Officina delle idee

Achille Colombo Clerici: “Giovanissima e immensa”. Ritratto della nostra società alle soglie del new normal

Lo scienziato Umberto Veronesi, già anni prima della sua

morte avvenuta nel novembre del 2016, sosteneva che la fine dell’umanità

sarebbe avvenuta in seguito alla diffusione di un virus sconosciuto, sostanzialmente

incurabile e molto contagioso. La predizione, nel momento in cui

scrivo, potrebbe ritenersi non completamente avverata, visto che il virus

devastatore di gran parte del mondo ha un basso tasso di letalità.

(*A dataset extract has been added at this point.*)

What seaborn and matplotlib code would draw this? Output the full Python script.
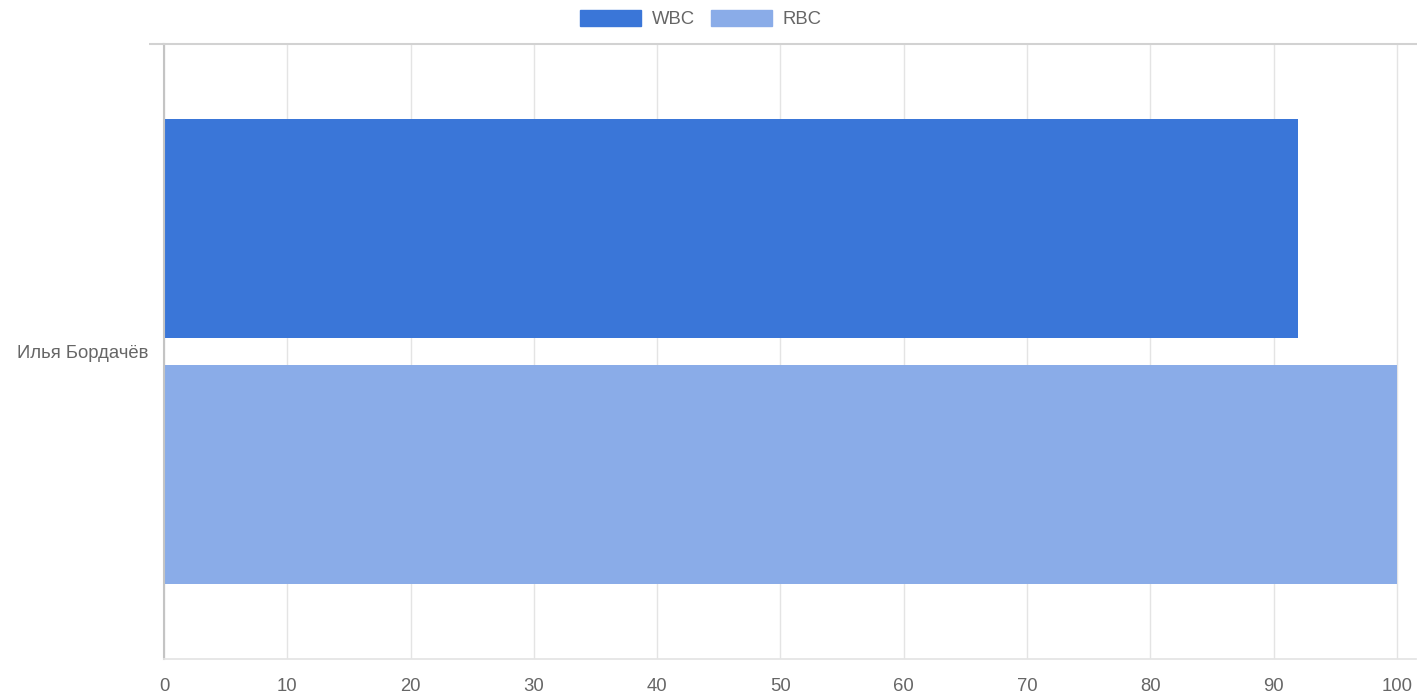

Nell’analisi di Veronesi c’è anche una sorta di inquietante passaggio di

testimone: l’oncologo, cioè colui che studia “the emperor of all maladies” nei

Paesi occidentali, la malattia della vita che si allunga e del mondo benestante

e “asettico”, col problema del sovrappeso, dell’alimentazione troppo ricca e

via dicendo, cede il passo all’epidemiologo. Riconosce la maggiore pericolosità

di un’altra patologia, una patologia di tipo virale, una patologia antica e

da Paesi sottosviluppati che sono vissuti per secoli in un’inquietante simbiosi

con la natura attraverso pratiche curative pragmatiche e superstiziose.